#### Supplied material:

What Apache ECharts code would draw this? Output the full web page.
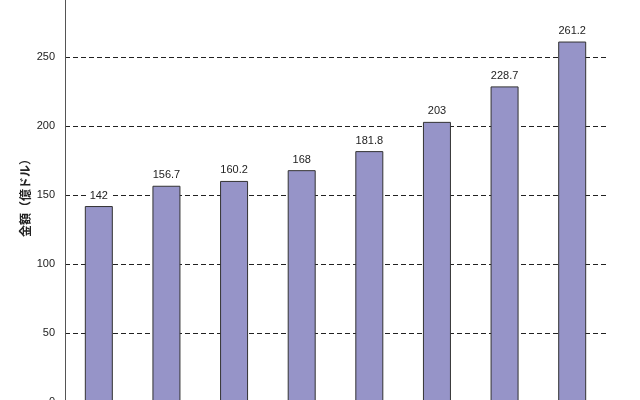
<!DOCTYPE html>
<html>
<head>
<meta charset="utf-8">
<script src="https://cdn.jsdelivr.net/npm/echarts@6/dist/echarts.min.js"></script>
<style>
  html, body { margin: 0; padding: 0; background: #fff; overflow: hidden; }
  #main { position: absolute; left: 0; top: -12px; width: 640px; height: 420px; }
</style>
</head>
<body>
<div id="main"></div>
<script>
// data
var categories = ['1', '2', '3', '4', '5', '6', '7', '8'];
var values = [142, 156.7, 160.2, 168, 181.8, 203, 228.7, 261.2];
var yTicks = [0, 50, 100, 150, 200, 250, 300];

var chart = echarts.init(document.getElementById('main'));

var option = {
  animation: false,
  grid: { left: 65, right: 34, top: 0, bottom: 6, outerBoundsMode: 'none' },
  xAxis: {
    type: 'category',
    data: categories,
    axisLine: { lineStyle: { color: '#333', width: 1 } },
    axisTick: { inside: true, length: 5, lineStyle: { color: '#333' } },
    axisLabel: { color: '#222', fontSize: 11 }
  },
  yAxis: {
    type: 'value',
    min: yTicks[0],
    max: yTicks[yTicks.length - 1],
    interval: 50,
    name: '金額（億ドル）',
    nameLocation: 'middle',
    nameGap: 34,
    nameMoveOverlap: false,
    nameRotate: 90,
    nameTextStyle: {
      fontFamily: 'Noto Sans CJK JP',
      fontSize: 12,
      fontWeight: 'bold',
      color: '#222'
    },
    axisLine: { show: true, lineStyle: { color: '#555', width: 1 } },
    axisTick: { show: false },
    axisLabel: {
      margin: 10,
      color: '#222',
      fontSize: 11,
      fontFamily: 'Liberation Sans'
    },
    splitLine: { lineStyle: { color: '#222', type: [5, 3], width: 1 } }
  },
  series: [
    {
      type: 'bar',
      data: values,
      barWidth: 28,
      itemStyle: { color: '#9694c8', borderColor: '#333', borderWidth: 1 },
      label: {
        show: true,
        position: 'top',
        distance: 5,
        color: '#222',
        fontSize: 11,
        fontFamily: 'Liberation Sans',
        backgroundColor: '#fff',
        padding: [0, 2]
      }
    }
  ]
};

chart.setOption(option);
</script>
</body>
</html>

#### Instruction:
Leave out any pictures and return exactly the lines from the beginning of the data through the line with "var chart = echarts.init(document.getElementById('main'));", inclusive.

#### Finished task:
What Apache ECharts code would draw this? Output the full web page.
<!DOCTYPE html>
<html>
<head>
<meta charset="utf-8">
<script src="https://cdn.jsdelivr.net/npm/echarts@6/dist/echarts.min.js"></script>
<style>
  html, body { margin: 0; padding: 0; background: #fff; overflow: hidden; }
  #main { position: absolute; left: 0; top: -12px; width: 640px; height: 420px; }
</style>
</head>
<body>
<div id="main"></div>
<script>
// data
var categories = ['1', '2', '3', '4', '5', '6', '7', '8'];
var values = [142, 156.7, 160.2, 168, 181.8, 203, 228.7, 261.2];
var yTicks = [0, 50, 100, 150, 200, 250, 300];

var chart = echarts.init(document.getElementById('main'));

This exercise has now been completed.